The Case of Boris Sokolov

I was emailed the other day by La Russophobe, whose disagreements with this blog are robust, asking to bring attention to the case of the Russian literature professor Boris Sokolov, who appears to have lost both his position at the university as well as his columnist arrangement with Gazeta for having written a column about Georgian president Mikhail Saakashvili. Sokolov had also previously been criticized for questioning a 9/11 conspiracy film being heavily shown on Russian state television.

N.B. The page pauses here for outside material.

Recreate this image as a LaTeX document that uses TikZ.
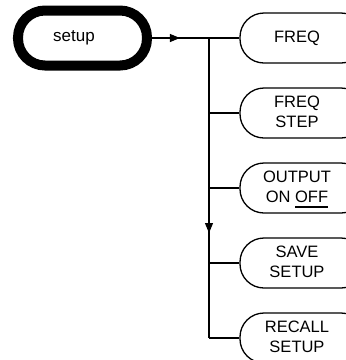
\documentclass[tikz,border=0pt]{standalone}
\usepackage{fontspec}
\setmainfont{Liberation Sans}
\usetikzlibrary{arrows.meta,decorations.markings}
% thick bar under the currently selected choice
\newcommand\selchoice[1]{\setbox0\hbox{#1}\rlap{\copy0}\rule[-5.5pt]{\wd0}{1.6pt}}
% softkey label, kept a little left of the key's middle
\newcommand\keytext[1]{\begin{tabular}{@{}c@{}}#1\end{tabular}\hspace*{11pt}}
\begin{document}
\begin{tikzpicture}[x=1pt,y=-1pt,
  menu/.style={draw, line width=1.3pt, rounded corners=24pt,
    minimum width=125pt, minimum height=50pt, inner sep=0pt,
    font=\fontsize{16.5}{20}\selectfont},
  root/.style={draw, line width=10pt, rounded corners=27pt,
    minimum width=129pt, minimum height=55pt, inner sep=0pt,
    font=\fontsize{17}{20}\selectfont},
  wire/.style={line width=1.1pt},
  tipat/.style={postaction=decorate, decoration={markings,
    mark=at position #1 with {\arrow{Triangle[length=10pt,width=8pt]}}}}
]
\useasboundingbox (0,0) rectangle (346,360);
\clip (0,0) rectangle (346,360);

% softkey menu root
\node[root] (setup) at (82.5,38) {\hspace*{-17pt}setup};

% branch points of the menu tree
\coordinate (fork) at (209,38);
\coordinate (last) at (209,338);

% softkeys
\node[menu] (freq)   at (302.5,38)  {\keytext{FREQ}};
\node[menu] (step)   at (302.5,113) {\keytext{FREQ\\STEP}};
\node[menu] (output) at (302.5,188) {\keytext{OUTPUT\\ON \selchoice{OFF}}};
\node[menu] (save)   at (302.5,263) {\keytext{SAVE\\SETUP}};
\node[menu] (recall) at (302.5,338) {\keytext{RECALL\\SETUP}};

% connectors
\draw[wire, tipat=0.49] (setup.east) -- (fork);
\draw[wire] (fork) -- (freq.west);
\draw[wire, tipat=0.65] (fork) -- (last);
\draw[wire] (fork |- step.west) -- (step.west);
\draw[wire] (fork |- output.west) -- (output.west);
\draw[wire] (fork |- save.west) -- (save.west);
\draw[wire] (last) -- (recall.west);
\end{tikzpicture}
\end{document}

Sokolov’s firing appears to me to be a frightening barometer of the current level of intolerance in Russia for outsider opinions on the Georgia situation.

LR has translations of both coverage of the Sokolov case as well as his original column about Saakashvili that cost him his job:

Soon after the column was published, Sokolov says, the newspaper’s editor in chief Pyotr Fadeyev was fired and the text was removed from its website. The paper then informed Sokolov that it was no longer interested in carrying his work. “My colleagues all said that this occurred after the paper received a telephone call from the offices of the presidential administration.”When Sokolov did not tender his resignation, he says, on September 17th he was fired by RSSU, where he was a professor of social anthropology. “The Dean of my faculty made no attempt to hide the fact that the decision to terminate my employment was made by RSSU’s rector after several phone conversations with presidential administrative staff,” Solokov says. RSSU denies there was any political motivation behind the termination; according to Dina Tanatova, Acting Dean of the Factulty of Sociology, Sokolov voluntarily resigned because he preferred to engage in professional rather than academic work. “I very much regret his resignation,” said Tanatova.